▶ **Brief**: In the listing that follows, count each line containing the string "this" and report only the count.

▶ **Listing**:
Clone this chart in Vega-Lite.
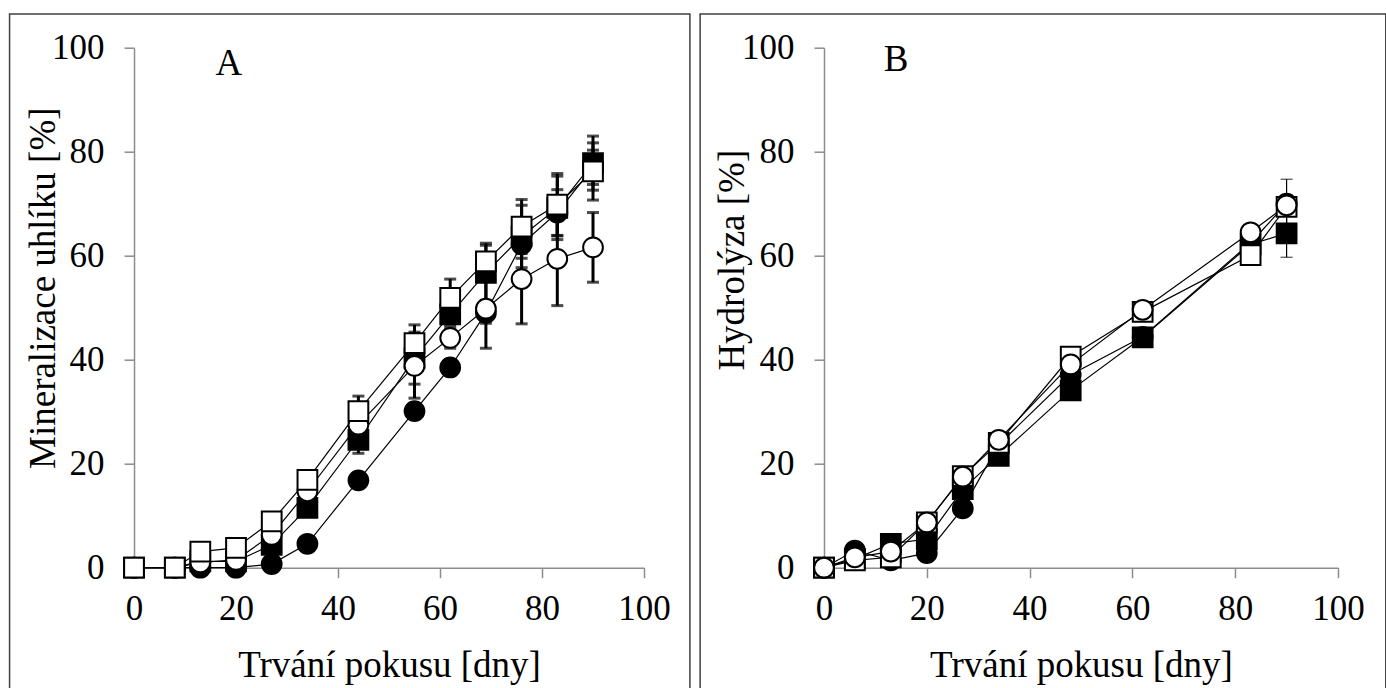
---
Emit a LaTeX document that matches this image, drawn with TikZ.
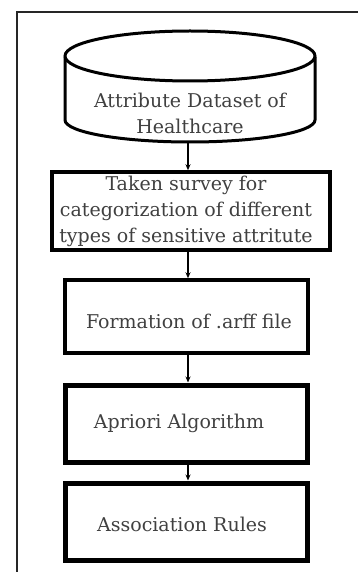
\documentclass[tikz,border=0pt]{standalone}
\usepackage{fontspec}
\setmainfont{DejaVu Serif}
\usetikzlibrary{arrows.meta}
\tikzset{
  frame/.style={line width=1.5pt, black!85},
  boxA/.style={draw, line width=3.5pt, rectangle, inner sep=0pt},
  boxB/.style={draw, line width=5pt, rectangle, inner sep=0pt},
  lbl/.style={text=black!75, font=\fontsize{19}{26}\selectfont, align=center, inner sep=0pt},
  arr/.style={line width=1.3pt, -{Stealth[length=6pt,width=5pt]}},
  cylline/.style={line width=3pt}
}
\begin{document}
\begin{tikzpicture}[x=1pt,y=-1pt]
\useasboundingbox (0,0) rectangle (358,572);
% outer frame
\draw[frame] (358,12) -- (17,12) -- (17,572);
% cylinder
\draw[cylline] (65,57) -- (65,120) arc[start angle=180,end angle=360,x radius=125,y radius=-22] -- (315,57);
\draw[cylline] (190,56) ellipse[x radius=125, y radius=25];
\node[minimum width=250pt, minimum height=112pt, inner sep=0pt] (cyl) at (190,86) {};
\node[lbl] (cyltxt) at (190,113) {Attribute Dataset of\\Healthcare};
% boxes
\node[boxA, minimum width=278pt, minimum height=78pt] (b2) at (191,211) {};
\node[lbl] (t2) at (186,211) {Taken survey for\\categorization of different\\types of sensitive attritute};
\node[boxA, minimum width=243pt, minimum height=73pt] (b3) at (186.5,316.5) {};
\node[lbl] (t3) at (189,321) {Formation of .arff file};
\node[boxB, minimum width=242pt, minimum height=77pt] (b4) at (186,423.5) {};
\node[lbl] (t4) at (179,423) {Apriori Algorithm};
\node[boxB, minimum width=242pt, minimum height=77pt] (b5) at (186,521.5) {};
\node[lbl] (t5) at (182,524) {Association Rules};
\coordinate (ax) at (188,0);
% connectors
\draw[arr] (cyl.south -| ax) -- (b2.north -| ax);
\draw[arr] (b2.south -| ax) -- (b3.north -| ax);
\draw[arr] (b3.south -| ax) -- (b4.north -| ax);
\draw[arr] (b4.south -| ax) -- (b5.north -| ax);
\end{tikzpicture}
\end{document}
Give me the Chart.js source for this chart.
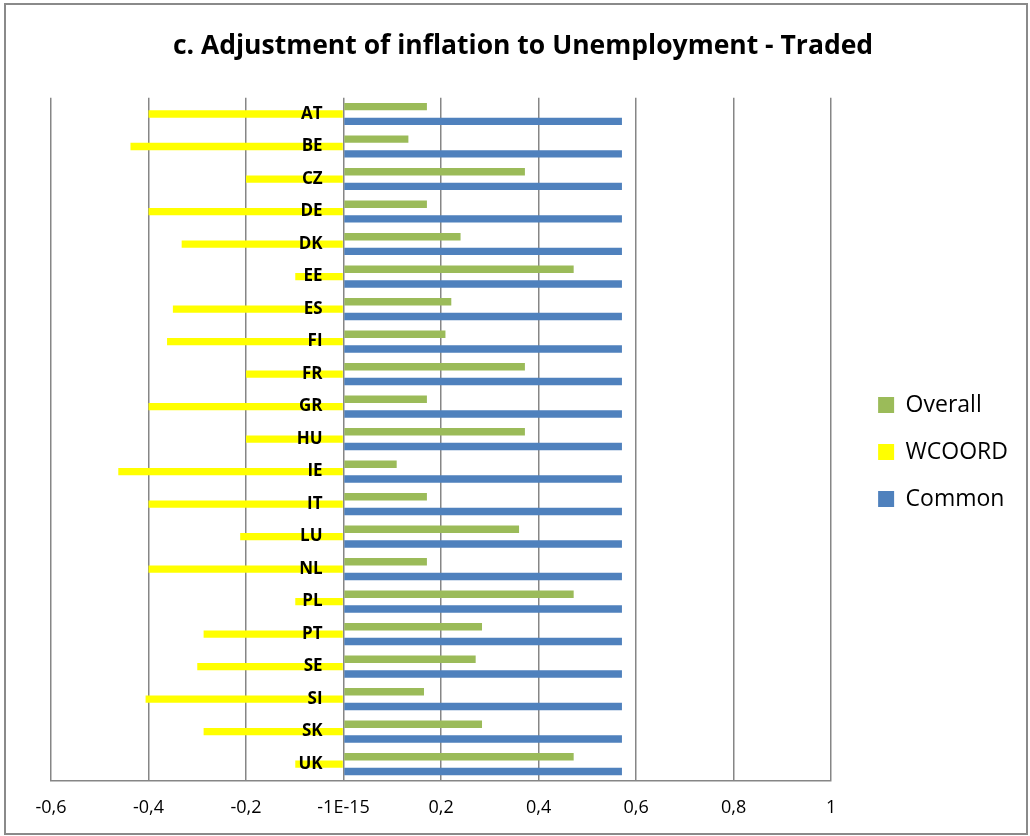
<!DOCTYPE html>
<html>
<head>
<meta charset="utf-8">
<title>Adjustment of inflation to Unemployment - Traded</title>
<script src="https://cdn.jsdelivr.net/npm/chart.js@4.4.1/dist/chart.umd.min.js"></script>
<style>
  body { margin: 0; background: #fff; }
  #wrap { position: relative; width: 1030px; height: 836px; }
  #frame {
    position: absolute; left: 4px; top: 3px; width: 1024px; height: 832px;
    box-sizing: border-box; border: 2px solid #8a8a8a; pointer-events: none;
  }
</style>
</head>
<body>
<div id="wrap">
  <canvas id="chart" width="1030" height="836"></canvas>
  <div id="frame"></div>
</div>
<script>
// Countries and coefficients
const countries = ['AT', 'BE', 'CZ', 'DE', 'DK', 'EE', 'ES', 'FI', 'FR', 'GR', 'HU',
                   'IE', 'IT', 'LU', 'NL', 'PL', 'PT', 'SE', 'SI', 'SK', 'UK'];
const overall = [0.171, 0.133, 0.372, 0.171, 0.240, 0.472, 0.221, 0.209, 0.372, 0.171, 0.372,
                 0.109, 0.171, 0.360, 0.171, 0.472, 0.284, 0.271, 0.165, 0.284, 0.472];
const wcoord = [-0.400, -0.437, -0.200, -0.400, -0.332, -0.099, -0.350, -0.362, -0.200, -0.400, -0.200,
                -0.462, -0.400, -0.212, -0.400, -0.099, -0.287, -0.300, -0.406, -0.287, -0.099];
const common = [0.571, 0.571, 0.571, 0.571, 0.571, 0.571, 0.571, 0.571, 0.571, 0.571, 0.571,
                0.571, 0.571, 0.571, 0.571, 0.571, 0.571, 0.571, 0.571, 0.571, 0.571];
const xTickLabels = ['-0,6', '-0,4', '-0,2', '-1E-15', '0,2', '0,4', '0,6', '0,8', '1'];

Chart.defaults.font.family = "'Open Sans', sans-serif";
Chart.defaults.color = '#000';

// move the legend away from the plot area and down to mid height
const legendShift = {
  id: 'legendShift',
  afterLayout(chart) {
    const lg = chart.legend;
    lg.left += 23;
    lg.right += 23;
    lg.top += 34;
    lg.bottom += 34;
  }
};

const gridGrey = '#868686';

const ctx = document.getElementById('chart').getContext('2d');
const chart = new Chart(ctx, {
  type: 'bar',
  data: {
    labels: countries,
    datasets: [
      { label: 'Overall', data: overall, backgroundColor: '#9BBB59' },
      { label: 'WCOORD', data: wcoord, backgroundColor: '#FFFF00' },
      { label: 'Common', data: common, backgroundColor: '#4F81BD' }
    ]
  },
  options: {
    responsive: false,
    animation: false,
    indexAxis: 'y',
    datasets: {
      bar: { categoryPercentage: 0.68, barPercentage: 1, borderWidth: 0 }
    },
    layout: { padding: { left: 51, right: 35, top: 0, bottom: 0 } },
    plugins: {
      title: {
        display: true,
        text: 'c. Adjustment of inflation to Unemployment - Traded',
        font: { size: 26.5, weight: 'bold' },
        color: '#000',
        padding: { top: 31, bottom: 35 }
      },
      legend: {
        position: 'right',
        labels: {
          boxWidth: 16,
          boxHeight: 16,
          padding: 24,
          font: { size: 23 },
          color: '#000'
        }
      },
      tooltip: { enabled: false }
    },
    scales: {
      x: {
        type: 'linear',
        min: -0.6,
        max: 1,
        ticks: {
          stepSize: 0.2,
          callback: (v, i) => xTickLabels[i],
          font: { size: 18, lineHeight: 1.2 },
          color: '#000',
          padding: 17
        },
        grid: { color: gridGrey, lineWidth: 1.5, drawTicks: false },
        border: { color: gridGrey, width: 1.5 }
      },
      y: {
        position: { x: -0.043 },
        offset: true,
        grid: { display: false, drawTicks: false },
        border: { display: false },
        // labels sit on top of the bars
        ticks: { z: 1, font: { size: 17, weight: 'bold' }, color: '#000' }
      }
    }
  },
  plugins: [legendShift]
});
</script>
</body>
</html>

▶ **Written response**: 3